I am initially trained as a Molecular Biologist with Immunology specificity in INSERM U25 Paris Necker Hospital. My Doctoral Thesis is in Cellular Immunology on "the characterisation T cell receptor for Factor Thymique Serique FTS immunomodulator". I have completed my training in the field of Molecular Biology during 2 postdoctoral years in C. Auffray's laboratory (Nogent-sur-Marnes) working on gp120/CD4 protein interactions and on the identification of chicken cytokine ortholog genes. I spent 3 postdoctoral years in CalTech, CA, USA in Pamela Bjorkman's protein crystallography laboratory working on the structural caracterisation of a neonatal Fc receptor FcRn with large similarity to MHC Class I and on insect hemolin, an immune Ig-like protein. I spent 2 years in a San Diego CA, USA, Drug Design Company (Agouron Pharmaceutical Inc.) working in a team-project to solve human calcineurin 3D structure. Coming back to France as a researcher in Centre National de la Recherche Scientifique (CNRS), I developed protein engineering methods in order to successfully describe in the laboratory of C. Cambillau (AFMB, Marseille) the first crystallographic structures of mammalian galactosyltransferases Galb1,4T implicated in lactose synthesis and Gala1,3T implicated in blood group synthesis.
I am now Professor of Structutral Biology and Bioinformatics in the University of Limoges
Since 2002, I have a full time Professor position in the University of Limoges in the department Science de la Vie et de la Terre (SVT). I teach Structural Biology and Bioinformatics as well as algorithmic (language : Perl, python, java, objective C) to undergraduate and graduate students in biology. I am interested in using and developing elearning methods particularly using mobile devices (iPhone, iPad) to motivate and follow the progress of my students with up-to-date communication technologies.
I am a member of the INSERM UMR U850 laboratory (dir: Prof Pierre Marquet).
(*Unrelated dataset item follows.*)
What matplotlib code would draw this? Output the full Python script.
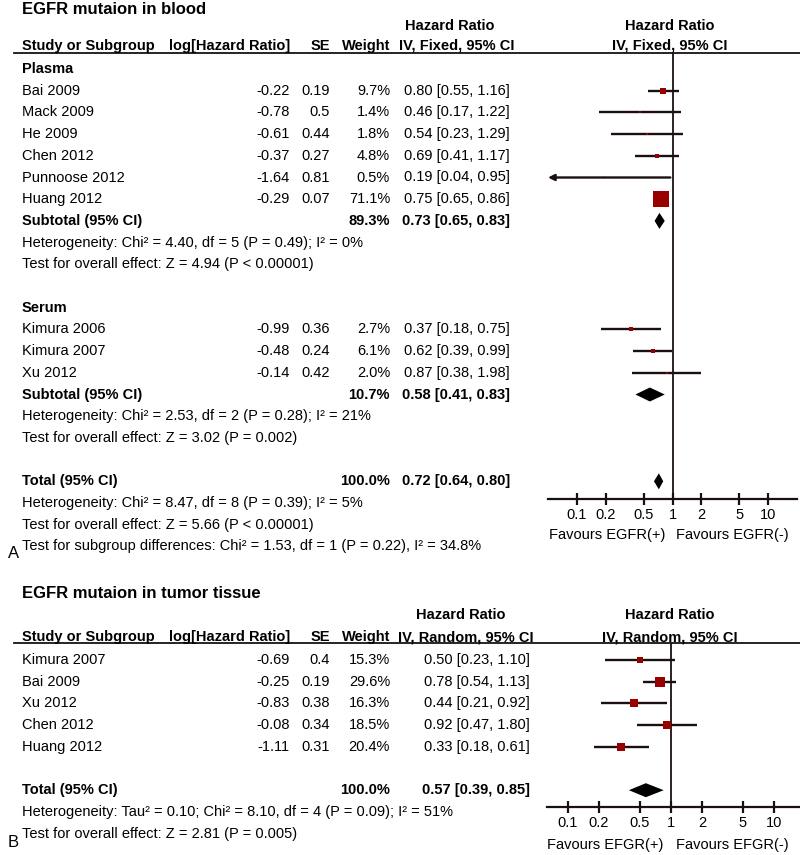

The laboratory "Pharmacology of Immunosuppressants in transplantation" is involved to discover new biomarkers helping to diagnose, predict and follow the dysfunction of graft, essentially kidney graft. Moreover, using pharmacogenetics and clinical prediction modelisation methods, the laboratoy is implicated to get insight in the molecular basis of personalized treatment, particularly of immunosuppressants of calcineurin inhibitor class (CNIs). I am involved in using Mass Spectrometry (MS) technologies as well as "omics" high-throughput methods applicated to proteomics and metabolomics in the field of biomarker discovery and validation. I am also implicated in the discovery of new MS-based technologies to propose high sensitive and specific alternatives to ELISA to quantify in biofluids new therapeutic biomolecules (fusion proteins, therapeutic monoclonal antibodies) in a clinical application context.